Indeed, talks aimed at resolving which country would have the 6-0 drubbing at the hands of mighty Argentina added to its international footballing record soon broke down last week after the Serbian footballing authority announced it would assume the burden only of "one of the shameful half dozen" and that to accept any blame for the defeat against Ivory Coast would cast "a fifty year shadow of shame" over Serbian football.

While both sides were intially able to concede that to go down 1-0 to the Dutch would probably not require the ethnic cleansing of villages on either side of the border, Serb intransigence on the Argentinian affair immediately provoked the Montenegran delegation to storm from the negotiating table flanked by black-beret-clad sporting militiamen angrily fingering the triggers of their former Yugoslav AK-47s.

The reaction on the streets of Montenegro's capital Podgorica was swift and predicatable. A huge crowd flooded the city centre bearing banners calling on the UN and FIFA's Sepp Blatter to rule in their favour. One angry protestor told The Rockall Times' Balkan flashpoint correspondent: "Montenegro is a mere one fifth of the size of Serbia. We will therefore concede one of the goals against Argentina, roughly two-thirds of one of Ivory Coast's strikes and simply offer condolences to our former allies for the Dutch defeat. Our goal difference is therefore one and two-thirds, as opposed to Serbia's six and a third."

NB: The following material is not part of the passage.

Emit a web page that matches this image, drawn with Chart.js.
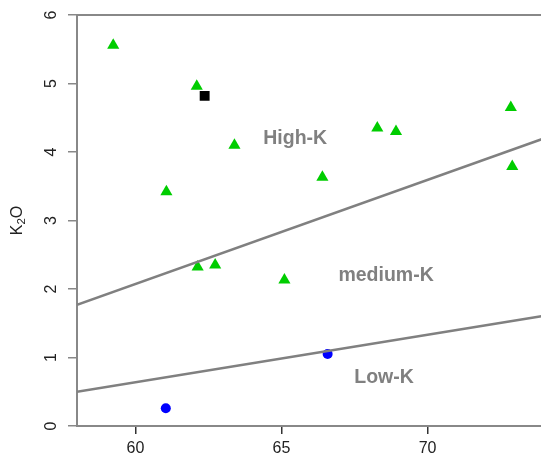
<!DOCTYPE html>
<html>
<head>
<meta charset="utf-8">
<script src="https://cdn.jsdelivr.net/npm/chart.js@4.4.0/dist/chart.umd.min.js"></script>
<style>
html, body { margin: 0; padding: 0; overflow: hidden; background: #fff; }
canvas { display: block; }
</style>
</head>
<body>
<canvas id="myChart" width="560" height="463"></canvas>
<script>
var tri_x = [59.24, 62.1, 63.39, 68.28, 68.92, 72.85, 72.9, 61.06, 66.4, 62.13, 62.73, 65.1]
var tri_y = [5.56, 4.96, 4.10, 4.35, 4.30, 4.65, 3.79, 3.42, 3.63, 2.32, 2.35, 2.13]
var circle_x = [61.04, 66.58]
var circle_y = [0.26, 1.05]
var square_x = [62.37]
var square_y = [4.82]

var upper_line_x = [58, 74]
var upper_line_y = [1.77, 4.20]
var lower_line_x = [58, 74]
var lower_line_y = [0.50, 1.61]

var region_labels = ['High-K', 'medium-K', 'Low-K']
var region_label_x = [65.47, 68.58, 68.51]
var region_label_y = [4.2, 2.19, 0.70]

var x_ticks = [60, 65, 70]
var y_ticks = [0, 1, 2, 3, 4, 5, 6]

var fontFamily = '"Liberation Sans", Arial, sans-serif'

function toPoints(xs, ys){
    let pts = []
    for (var i = 0; i < xs.length; i++) {
        pts.push({x: xs[i], y: ys[i]})
    }
    return pts
}

const boxPlugin = {
    id: 'boxPlugin',
    afterDraw(chart) {
        let ctx = chart.ctx
        let a = chart.chartArea
        ctx.save()
        ctx.strokeStyle = '#888'
        ctx.lineWidth = 2
        ctx.beginPath()
        ctx.moveTo(a.left, a.top)
        ctx.lineTo(a.right, a.top)
        ctx.lineTo(a.right, a.bottom)
        ctx.stroke()
        ctx.restore()
    }
}

const labelPlugin = {
    id: 'labelPlugin',
    afterDatasetsDraw(chart) {
        let ctx = chart.ctx
        let xs = chart.scales.x
        let ys = chart.scales.y
        ctx.save()
        ctx.font = 'bold 19.5px ' + fontFamily
        ctx.fillStyle = '#808080'
        ctx.textAlign = 'center'
        ctx.textBaseline = 'middle'
        for (var i = 0; i < region_labels.length; i++) {
            ctx.fillText(region_labels[i], xs.getPixelForValue(region_label_x[i]), ys.getPixelForValue(region_label_y[i]))
        }
        ctx.restore()
    }
}

// y axis title K2O with a real subscript
const yTitlePlugin = {
    id: 'yTitlePlugin',
    afterDraw(chart) {
        let ctx = chart.ctx
        let a = chart.chartArea
        let big = '16px ' + fontFamily
        let small = '11.5px ' + fontFamily
        ctx.save()
        ctx.translate(17.5, (a.top + a.bottom) / 2)
        ctx.rotate(-Math.PI / 2)
        ctx.fillStyle = '#222'
        ctx.textBaseline = 'middle'
        ctx.textAlign = 'left'
        ctx.font = big
        let wK = ctx.measureText('K').width
        let wO = ctx.measureText('O').width
        ctx.font = small
        let w2 = ctx.measureText('2').width
        let start = -(wK + w2 + wO) / 2
        ctx.font = big
        ctx.fillText('K', start, 0)
        ctx.font = small
        ctx.fillText('2', start + wK, 4)
        ctx.font = big
        ctx.fillText('O', start + wK + w2, 0)
        ctx.restore()
    }
}

var tickFont = {family: fontFamily, size: 16}

var ctx = document.getElementById('myChart').getContext('2d')
var myChart = new Chart(ctx, {
    type: 'scatter',
    data: {
        datasets: [
            {
                data: toPoints(upper_line_x, upper_line_y),
                showLine: true,
                borderColor: '#808080',
                borderWidth: 2.5,
                pointRadius: 0,
                fill: false
            },
            {
                data: toPoints(lower_line_x, lower_line_y),
                showLine: true,
                borderColor: '#808080',
                borderWidth: 2.5,
                pointRadius: 0,
                fill: false
            },
            {
                data: toPoints(square_x, square_y),
                pointStyle: 'rect',
                pointRadius: 7,
                backgroundColor: '#000',
                borderColor: '#000',
                borderWidth: 0
            },
            {
                data: toPoints(circle_x, circle_y),
                pointStyle: 'circle',
                pointRadius: 5,
                backgroundColor: '#0000ff',
                borderColor: '#0000ff',
                borderWidth: 0
            },
            {
                data: toPoints(tri_x, tri_y),
                pointStyle: 'triangle',
                pointRadius: 7,
                backgroundColor: '#00cd00',
                borderColor: '#00cd00',
                borderWidth: 0
            }
        ]
    },
    options: {
        responsive: false,
        animation: false,
        devicePixelRatio: 1,
        layout: {padding: {top: 15, right: 15.6, left: 0, bottom: 0}},
        plugins: {legend: {display: false}, tooltip: {enabled: false}},
        scales: {
            x: {
                type: 'linear',
                min: 58,
                max: 74,
                afterBuildTicks: function (scale) {
                    scale.ticks = x_ticks.map(v => ({value: v}))
                },
                afterFit: function (scale) {
                    scale.height = 37
                    scale.paddingLeft = 0
                    scale.paddingRight = 0
                },
                ticks: {font: tickFont, color: '#222', padding: 5, maxRotation: 0},
                grid: {drawOnChartArea: false, tickLength: 8, color: '#333', lineWidth: 1.5},
                border: {color: '#888', width: 2}
            },
            y: {
                type: 'linear',
                min: 0,
                max: 6,
                afterBuildTicks: function (scale) {
                    scale.ticks = y_ticks.map(v => ({value: v}))
                },
                afterFit: function (scale) {
                    scale.width = 77
                    scale.paddingTop = 0
                    scale.paddingBottom = 0
                },
                ticks: {font: tickFont, color: '#222', padding: 12, minRotation: 90, maxRotation: 90, crossAlign: 'center'},
                grid: {drawOnChartArea: false, tickLength: 9, color: '#888', lineWidth: 1.5},
                border: {color: '#888', width: 2}
            }
        }
    },
    plugins: [boxPlugin, labelPlugin, yTitlePlugin]
})
</script>
</body>
</html>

UK football pundit Alan Hansen was reported to have flown into Belgrade last night to broker a compromise deal which would see the opposing teams take three apiece from the Argentinians while lodging a formal complaint regarding the shocking standard of refereeing in the Ivory Coast match — a process known in FIFA circles as "doing a Marco van Basten".

Hansen was, however, soon forced to admit defeat as he was escorted back to the airport by a nationalist death squad angered by his description of Serbia and Montenegro's defensive strategy as "shocking, just shocking".